BRIEF
Return nothing but the lines from the one with "Clone this chart" through the one with "import * as d3 from 'd3';" in the data below, word for word and without pictures.

AVAILABLE RECORDS

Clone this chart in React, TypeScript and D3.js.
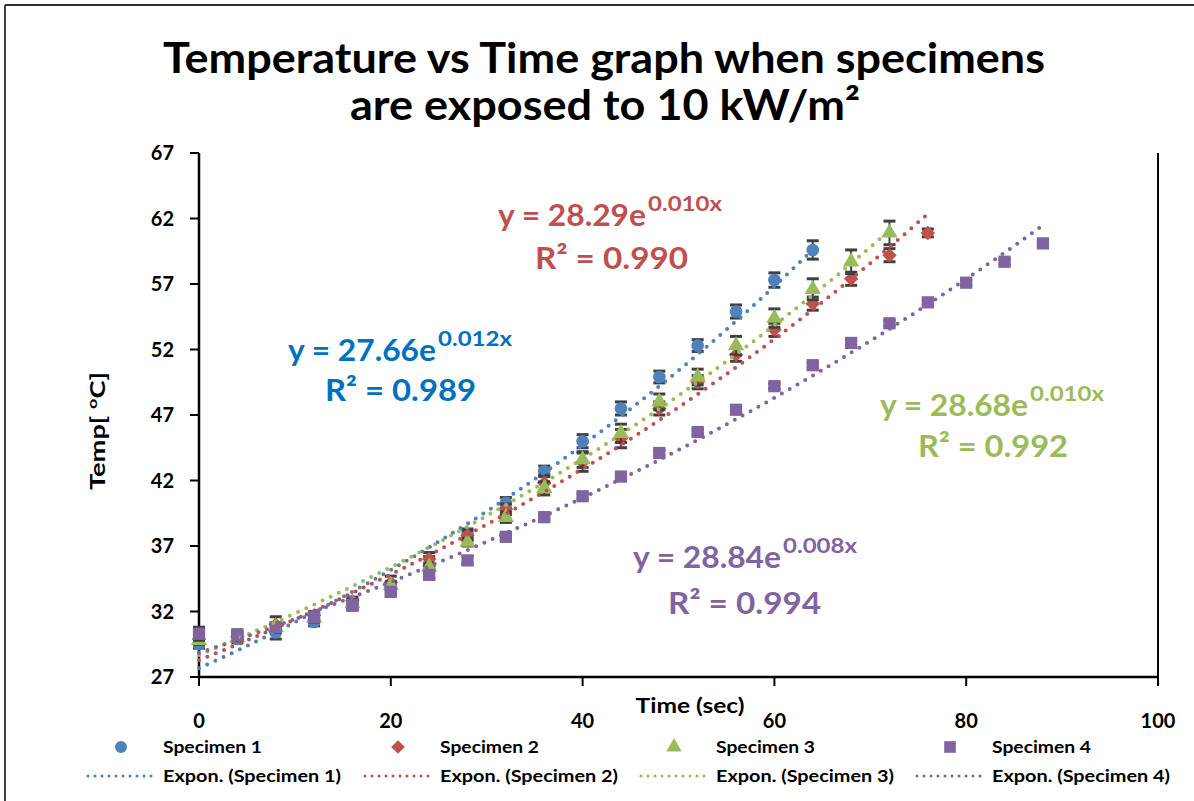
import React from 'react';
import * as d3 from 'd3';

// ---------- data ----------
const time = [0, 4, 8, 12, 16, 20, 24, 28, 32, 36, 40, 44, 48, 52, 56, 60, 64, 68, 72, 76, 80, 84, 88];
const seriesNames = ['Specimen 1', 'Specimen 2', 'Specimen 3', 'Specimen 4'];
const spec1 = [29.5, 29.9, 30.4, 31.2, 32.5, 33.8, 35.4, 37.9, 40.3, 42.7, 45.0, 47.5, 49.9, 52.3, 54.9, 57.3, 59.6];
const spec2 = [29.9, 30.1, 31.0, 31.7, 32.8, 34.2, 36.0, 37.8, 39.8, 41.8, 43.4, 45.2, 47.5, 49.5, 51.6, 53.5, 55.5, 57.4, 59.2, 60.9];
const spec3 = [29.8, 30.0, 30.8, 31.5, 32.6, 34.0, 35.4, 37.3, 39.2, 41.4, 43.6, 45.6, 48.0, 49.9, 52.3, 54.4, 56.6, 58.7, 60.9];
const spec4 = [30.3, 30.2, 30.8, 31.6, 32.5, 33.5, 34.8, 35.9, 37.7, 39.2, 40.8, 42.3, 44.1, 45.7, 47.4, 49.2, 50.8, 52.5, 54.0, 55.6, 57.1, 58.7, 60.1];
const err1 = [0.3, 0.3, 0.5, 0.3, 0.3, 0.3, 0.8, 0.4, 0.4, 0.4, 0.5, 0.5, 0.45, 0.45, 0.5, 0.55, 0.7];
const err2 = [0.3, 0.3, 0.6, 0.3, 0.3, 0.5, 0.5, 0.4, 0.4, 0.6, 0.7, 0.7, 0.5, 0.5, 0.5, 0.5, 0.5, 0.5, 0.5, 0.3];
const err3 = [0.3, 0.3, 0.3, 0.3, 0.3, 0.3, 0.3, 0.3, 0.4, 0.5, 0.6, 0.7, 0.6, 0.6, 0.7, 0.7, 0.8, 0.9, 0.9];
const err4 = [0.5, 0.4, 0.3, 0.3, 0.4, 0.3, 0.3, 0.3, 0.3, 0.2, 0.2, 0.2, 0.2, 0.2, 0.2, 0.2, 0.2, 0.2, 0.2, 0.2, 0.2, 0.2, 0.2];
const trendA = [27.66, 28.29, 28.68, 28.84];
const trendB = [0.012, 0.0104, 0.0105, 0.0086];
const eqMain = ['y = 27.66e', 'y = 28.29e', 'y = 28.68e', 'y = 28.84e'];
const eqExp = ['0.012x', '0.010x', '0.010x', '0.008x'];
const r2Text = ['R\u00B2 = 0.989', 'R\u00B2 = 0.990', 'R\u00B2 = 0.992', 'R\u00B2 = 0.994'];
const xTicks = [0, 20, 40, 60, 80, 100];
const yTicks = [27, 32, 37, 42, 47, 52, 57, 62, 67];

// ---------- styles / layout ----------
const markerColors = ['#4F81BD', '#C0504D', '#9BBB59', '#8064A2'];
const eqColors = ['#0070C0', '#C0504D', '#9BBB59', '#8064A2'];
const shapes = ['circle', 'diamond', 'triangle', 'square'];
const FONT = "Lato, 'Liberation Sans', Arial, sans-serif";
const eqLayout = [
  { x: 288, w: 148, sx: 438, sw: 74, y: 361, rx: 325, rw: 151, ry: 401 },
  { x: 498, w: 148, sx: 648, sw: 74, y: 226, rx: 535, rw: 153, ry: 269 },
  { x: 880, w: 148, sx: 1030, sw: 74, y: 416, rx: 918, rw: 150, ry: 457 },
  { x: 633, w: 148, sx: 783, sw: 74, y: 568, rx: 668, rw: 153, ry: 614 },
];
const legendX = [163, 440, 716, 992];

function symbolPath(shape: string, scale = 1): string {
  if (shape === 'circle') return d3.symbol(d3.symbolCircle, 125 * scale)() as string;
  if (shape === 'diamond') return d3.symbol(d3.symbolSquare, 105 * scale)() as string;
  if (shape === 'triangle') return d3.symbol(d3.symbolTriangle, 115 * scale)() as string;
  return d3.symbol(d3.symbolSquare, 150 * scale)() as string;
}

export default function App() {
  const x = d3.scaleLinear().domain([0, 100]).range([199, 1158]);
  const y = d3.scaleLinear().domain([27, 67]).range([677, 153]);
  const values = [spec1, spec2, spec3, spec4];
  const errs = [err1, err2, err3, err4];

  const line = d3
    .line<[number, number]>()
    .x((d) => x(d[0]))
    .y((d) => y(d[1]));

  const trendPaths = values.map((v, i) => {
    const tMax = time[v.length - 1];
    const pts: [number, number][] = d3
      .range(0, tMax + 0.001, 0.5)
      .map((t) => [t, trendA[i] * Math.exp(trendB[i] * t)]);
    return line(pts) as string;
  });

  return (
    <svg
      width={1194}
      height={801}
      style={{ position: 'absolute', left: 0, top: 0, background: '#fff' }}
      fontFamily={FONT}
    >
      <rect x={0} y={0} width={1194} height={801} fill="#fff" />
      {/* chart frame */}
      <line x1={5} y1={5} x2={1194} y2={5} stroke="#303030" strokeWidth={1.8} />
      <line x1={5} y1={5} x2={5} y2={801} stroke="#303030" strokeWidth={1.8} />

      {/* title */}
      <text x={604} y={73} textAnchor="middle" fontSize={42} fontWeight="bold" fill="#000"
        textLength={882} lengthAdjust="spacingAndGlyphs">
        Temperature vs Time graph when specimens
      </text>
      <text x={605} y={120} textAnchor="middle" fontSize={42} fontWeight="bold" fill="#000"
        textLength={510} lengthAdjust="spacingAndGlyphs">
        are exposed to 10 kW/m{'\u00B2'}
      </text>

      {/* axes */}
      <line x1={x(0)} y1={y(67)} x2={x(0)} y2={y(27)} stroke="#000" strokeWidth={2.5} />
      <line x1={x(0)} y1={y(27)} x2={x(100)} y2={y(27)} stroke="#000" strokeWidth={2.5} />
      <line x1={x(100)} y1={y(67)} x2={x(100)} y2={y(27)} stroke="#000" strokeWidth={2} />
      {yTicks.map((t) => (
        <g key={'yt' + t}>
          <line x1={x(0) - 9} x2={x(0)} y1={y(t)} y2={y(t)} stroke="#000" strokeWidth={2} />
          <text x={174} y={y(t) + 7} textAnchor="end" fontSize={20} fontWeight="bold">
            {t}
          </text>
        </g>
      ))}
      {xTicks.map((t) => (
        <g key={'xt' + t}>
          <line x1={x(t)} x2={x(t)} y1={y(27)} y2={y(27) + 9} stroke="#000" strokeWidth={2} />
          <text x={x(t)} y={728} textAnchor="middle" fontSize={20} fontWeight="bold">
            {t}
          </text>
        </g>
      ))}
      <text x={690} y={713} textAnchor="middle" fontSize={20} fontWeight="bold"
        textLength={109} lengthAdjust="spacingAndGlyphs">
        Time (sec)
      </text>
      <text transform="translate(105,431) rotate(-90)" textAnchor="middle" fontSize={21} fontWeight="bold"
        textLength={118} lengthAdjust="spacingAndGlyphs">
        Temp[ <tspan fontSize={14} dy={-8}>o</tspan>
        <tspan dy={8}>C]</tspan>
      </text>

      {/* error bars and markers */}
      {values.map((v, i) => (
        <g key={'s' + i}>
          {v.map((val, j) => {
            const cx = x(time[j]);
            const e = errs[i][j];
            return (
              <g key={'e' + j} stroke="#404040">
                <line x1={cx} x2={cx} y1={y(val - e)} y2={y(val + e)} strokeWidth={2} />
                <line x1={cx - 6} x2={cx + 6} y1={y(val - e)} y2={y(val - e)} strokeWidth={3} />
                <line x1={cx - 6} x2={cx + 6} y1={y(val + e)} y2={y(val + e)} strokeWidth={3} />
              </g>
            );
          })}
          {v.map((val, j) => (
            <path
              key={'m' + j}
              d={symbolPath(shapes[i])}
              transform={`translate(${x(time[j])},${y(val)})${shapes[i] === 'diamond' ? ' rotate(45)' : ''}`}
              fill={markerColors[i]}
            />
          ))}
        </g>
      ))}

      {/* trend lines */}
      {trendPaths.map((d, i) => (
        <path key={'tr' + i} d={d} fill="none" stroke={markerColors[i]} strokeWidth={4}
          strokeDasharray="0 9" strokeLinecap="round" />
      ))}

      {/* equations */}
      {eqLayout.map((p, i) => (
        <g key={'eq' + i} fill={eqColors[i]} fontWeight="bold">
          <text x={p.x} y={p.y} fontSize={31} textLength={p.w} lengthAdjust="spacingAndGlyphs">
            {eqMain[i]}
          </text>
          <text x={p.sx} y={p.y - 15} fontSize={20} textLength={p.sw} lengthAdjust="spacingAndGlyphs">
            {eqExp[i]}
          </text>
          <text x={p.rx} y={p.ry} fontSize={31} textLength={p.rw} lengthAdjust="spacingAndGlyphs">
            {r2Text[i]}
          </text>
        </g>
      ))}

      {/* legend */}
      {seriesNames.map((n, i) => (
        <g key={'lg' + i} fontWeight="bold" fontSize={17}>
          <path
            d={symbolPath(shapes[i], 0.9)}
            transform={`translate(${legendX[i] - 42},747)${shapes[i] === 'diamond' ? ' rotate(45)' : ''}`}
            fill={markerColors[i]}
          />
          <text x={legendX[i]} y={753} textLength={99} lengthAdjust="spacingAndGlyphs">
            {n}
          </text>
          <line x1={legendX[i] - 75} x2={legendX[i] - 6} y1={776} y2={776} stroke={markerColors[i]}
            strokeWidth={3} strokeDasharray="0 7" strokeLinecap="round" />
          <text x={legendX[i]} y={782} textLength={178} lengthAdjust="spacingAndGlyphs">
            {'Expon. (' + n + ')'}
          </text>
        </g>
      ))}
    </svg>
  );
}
--
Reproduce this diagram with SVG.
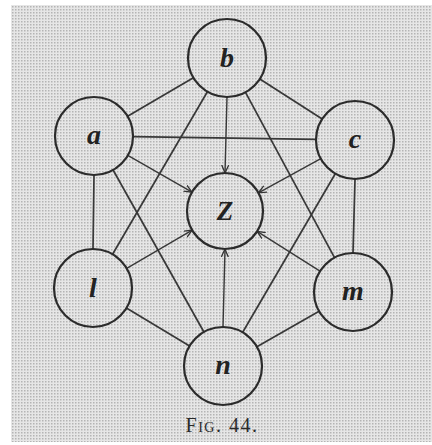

TASK SOLUTION
Clone this chart in React, TypeScript and D3.js.
import React from 'react';
import * as d3 from 'd3';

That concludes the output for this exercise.